The PP government's budget proposal is likely to be the new minority administration's first substantial legislative challenge in the lower house of parliament, the Congress, where it holds just 84 of the 350 seats.

The long-delayed proposal was passed by parliament less than a fortnight ago and only with the help of five MPs from the Basque Nationalist Party (PNV by its Spanish acronym).

But the PNV infuriated the PP by siding with the Socialists in the no-confidence vote to oust Mr Rajoy's government.

The draft budget is now in the PP-controlled upper house, the Senate, and some party members have suggested that the conservatives no longer need to back a proposal that contains concessions to the PNV, following the Basques' pivot to the Socialists.

"We could foresee much more instability, more political obstacles, than there were and more difficulties in running the country," Mr Rajoy said, referring to a potential block by the PP of the budget in the upper house.

If returned with amendments to the lower house, the budget will need a new vote and, in a deeply fragmented assembly, the Socialists could be forced to renew the 2017 budget for the rest of the year.

SPENDING TARGET
The new cabinet will be officially named today.

A close aide to Socialist Prime Minister Pedro Sanchez indicated that a former Andalusia councillor, Maria Jesus Montero, would become budget minister in the new government.

Ms Montero would face the task of setting the public sector spending ceiling for 2019, a necessary first step for Spain's local and regional governments to make their own budgets.

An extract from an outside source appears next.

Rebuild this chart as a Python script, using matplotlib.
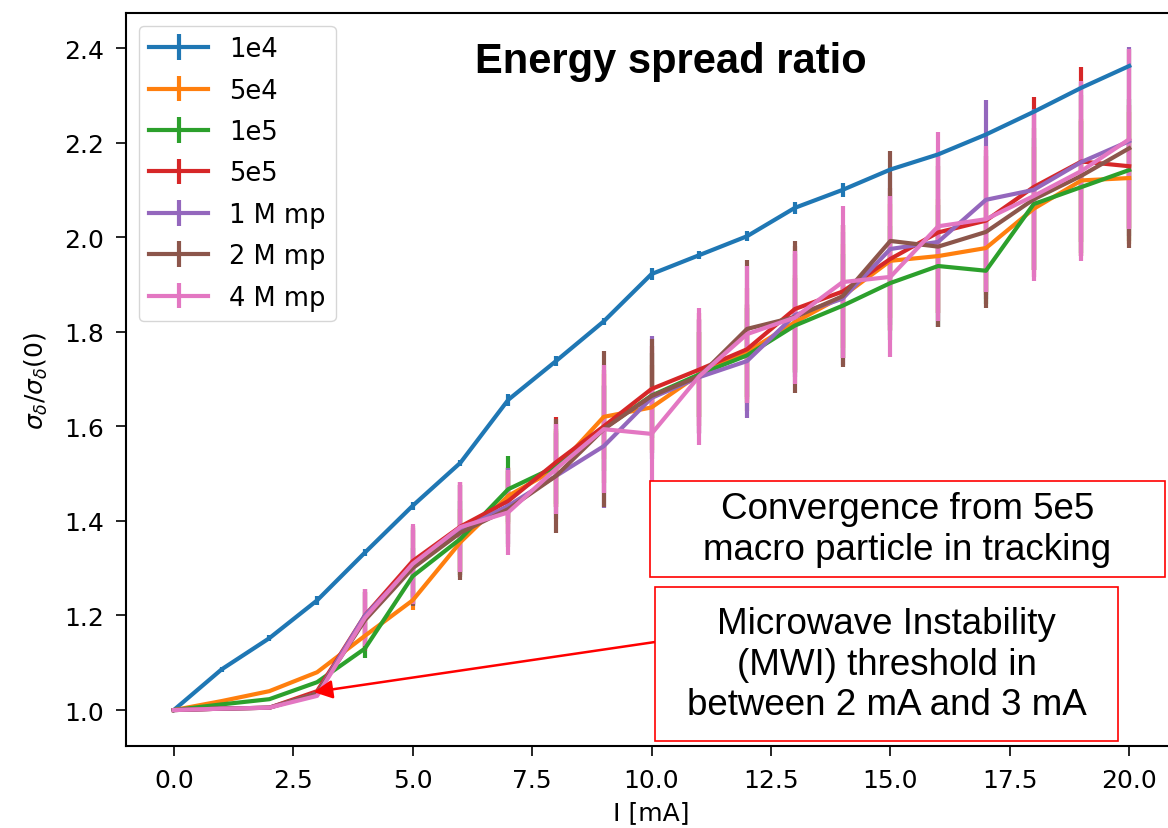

Spanish newspapers Expansion and El Pais reported on Tuesday that Nadia Calvino would take over as economy minister, where she would have a coordinating role with Brussels.

Ms Calvino, who is currently director general for the EU budget at the European Commission, can count on a positive economic cycle in Spain, which has one of the highest growth rates in the euro zone.

Mr Sanchez has strong pro-European credentials, and despite his party's relative weakness in parliament Mr Rajoy also ran a minority government, suggesting only limited political fallout to the change of guard in Madrid.

As reported yesterday, Sanchez aide Jose Luis Abalos, who Spanish media said on Tuesday would be named public works minister, told Spanish television that Josep Borrell would be the new government's foreign minister.

Mr Borrell has attracted media attention because of his opposition to Catalan independence.

He will take up the position amid a continuing political crisis between Madrid and Barcelona over Catalonia's independence drive.